GOAL OF THE EXERCISE: Select the lines below containing the word "this".

— start —

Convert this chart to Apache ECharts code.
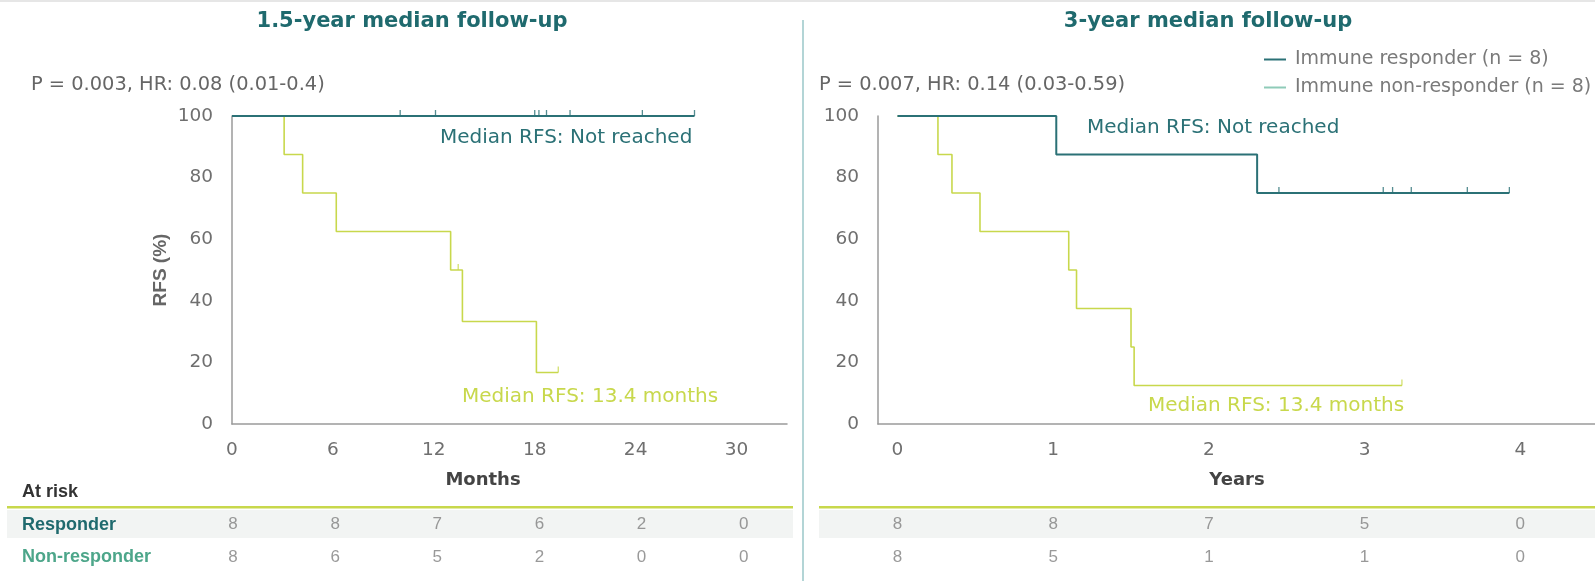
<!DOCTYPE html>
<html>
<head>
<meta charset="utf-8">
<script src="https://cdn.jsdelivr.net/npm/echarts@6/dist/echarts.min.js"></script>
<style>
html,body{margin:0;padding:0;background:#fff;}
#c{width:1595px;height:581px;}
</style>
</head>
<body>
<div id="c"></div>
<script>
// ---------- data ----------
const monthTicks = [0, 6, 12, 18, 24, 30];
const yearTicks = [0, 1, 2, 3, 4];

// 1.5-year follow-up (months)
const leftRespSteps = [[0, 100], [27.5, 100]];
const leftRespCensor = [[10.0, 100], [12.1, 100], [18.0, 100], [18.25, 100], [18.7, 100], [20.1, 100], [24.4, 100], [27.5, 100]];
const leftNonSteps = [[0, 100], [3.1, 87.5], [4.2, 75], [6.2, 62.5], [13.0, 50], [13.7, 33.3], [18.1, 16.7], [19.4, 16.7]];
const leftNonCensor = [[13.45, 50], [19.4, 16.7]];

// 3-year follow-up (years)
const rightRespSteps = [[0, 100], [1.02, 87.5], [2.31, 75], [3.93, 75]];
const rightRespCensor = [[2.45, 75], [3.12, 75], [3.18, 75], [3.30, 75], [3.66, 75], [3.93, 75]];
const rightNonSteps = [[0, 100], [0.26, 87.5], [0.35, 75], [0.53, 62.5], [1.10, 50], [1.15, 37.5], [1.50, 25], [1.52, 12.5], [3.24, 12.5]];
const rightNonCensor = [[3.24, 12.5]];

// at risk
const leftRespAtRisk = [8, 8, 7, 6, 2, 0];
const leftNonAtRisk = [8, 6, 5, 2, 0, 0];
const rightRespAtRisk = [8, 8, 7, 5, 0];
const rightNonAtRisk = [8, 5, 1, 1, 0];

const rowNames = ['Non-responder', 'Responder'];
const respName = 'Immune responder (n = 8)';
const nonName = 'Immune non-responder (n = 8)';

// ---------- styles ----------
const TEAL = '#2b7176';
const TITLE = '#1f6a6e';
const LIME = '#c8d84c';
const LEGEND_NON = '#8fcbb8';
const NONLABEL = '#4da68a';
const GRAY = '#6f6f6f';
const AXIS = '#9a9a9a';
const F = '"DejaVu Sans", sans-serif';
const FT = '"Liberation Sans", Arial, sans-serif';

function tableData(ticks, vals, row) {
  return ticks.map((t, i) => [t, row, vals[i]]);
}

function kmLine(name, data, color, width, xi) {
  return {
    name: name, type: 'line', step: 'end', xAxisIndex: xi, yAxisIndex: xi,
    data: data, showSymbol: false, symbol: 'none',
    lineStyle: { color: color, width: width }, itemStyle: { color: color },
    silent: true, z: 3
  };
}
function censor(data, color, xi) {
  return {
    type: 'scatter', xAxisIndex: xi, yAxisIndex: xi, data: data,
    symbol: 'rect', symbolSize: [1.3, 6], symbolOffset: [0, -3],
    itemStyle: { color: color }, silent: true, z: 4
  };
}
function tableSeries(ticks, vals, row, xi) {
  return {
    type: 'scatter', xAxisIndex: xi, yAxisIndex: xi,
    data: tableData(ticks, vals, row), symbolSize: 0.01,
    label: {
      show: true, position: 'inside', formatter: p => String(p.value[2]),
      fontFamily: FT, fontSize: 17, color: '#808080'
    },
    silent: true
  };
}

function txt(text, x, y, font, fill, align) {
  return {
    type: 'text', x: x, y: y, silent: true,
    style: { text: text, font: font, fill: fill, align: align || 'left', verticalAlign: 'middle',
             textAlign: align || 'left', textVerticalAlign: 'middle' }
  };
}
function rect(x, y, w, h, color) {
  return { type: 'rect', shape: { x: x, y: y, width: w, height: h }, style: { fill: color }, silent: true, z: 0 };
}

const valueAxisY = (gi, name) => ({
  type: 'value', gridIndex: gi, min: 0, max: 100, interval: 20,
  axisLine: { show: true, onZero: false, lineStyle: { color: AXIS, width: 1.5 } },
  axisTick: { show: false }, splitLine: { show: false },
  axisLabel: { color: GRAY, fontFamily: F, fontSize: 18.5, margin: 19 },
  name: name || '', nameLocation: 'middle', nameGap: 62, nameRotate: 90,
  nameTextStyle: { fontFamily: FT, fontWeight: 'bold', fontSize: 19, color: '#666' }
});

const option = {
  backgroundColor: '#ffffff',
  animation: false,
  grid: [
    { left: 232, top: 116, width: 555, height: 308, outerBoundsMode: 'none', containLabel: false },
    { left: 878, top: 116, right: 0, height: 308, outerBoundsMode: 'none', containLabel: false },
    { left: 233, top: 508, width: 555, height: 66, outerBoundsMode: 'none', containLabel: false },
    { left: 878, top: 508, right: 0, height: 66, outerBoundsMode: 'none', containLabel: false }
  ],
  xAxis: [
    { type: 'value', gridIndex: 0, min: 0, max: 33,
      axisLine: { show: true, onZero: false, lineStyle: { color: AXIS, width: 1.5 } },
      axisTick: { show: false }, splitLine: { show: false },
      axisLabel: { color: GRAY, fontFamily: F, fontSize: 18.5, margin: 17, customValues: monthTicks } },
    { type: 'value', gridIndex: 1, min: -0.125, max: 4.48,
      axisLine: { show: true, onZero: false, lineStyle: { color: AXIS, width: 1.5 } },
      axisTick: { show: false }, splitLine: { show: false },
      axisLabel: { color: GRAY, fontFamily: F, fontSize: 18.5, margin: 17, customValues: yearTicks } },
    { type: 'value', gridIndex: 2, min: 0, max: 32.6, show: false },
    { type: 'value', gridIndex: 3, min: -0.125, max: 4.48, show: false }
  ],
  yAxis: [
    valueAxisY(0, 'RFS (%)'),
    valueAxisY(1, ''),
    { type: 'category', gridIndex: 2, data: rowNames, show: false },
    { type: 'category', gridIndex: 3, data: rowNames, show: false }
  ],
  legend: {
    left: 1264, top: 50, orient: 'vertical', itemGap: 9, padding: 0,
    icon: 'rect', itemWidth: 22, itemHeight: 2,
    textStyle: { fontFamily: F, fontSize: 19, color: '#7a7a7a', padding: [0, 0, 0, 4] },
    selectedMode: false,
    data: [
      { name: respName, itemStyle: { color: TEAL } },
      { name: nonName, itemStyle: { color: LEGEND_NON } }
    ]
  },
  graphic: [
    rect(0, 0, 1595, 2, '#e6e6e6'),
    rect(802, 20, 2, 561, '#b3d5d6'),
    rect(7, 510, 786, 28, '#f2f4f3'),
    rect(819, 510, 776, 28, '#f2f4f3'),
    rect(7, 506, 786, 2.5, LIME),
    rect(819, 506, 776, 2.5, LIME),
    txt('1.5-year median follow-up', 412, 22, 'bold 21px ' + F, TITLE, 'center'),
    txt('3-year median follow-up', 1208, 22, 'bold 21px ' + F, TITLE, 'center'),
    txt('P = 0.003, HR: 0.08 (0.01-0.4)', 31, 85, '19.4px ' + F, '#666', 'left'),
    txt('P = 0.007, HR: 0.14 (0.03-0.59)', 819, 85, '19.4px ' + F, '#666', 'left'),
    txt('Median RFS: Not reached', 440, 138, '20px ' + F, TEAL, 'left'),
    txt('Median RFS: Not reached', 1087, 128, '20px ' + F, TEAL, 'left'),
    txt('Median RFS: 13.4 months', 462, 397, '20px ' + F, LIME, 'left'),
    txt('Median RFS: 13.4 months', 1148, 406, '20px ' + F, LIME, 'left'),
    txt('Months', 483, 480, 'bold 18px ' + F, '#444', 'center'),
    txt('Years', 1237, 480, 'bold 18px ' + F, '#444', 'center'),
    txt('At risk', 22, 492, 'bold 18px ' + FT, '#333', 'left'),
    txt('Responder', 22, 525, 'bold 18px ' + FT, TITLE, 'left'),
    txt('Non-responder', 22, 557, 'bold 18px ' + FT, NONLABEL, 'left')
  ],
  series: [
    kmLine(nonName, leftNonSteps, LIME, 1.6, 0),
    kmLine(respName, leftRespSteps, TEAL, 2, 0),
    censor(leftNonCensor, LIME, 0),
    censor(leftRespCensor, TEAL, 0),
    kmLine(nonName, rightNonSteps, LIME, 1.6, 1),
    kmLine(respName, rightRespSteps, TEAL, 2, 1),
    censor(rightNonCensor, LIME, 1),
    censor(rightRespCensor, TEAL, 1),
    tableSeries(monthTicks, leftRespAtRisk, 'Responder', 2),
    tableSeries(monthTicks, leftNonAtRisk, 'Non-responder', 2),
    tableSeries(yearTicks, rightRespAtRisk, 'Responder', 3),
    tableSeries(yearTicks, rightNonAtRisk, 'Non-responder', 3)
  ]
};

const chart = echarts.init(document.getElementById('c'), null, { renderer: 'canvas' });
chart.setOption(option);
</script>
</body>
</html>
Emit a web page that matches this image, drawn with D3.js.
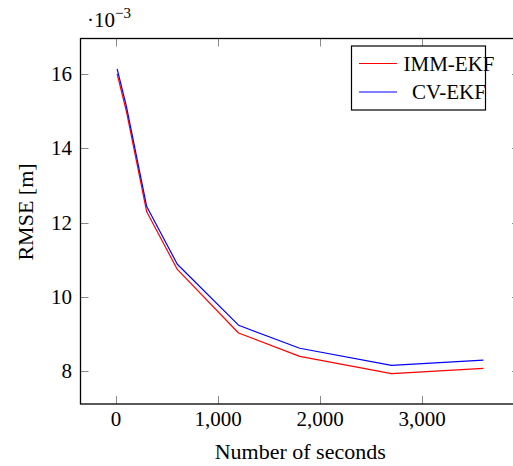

— end —

EXERCISE ANSWER:
Convert this chart to Apache ECharts code.
Emit a web page that matches this image, drawn with D3.js.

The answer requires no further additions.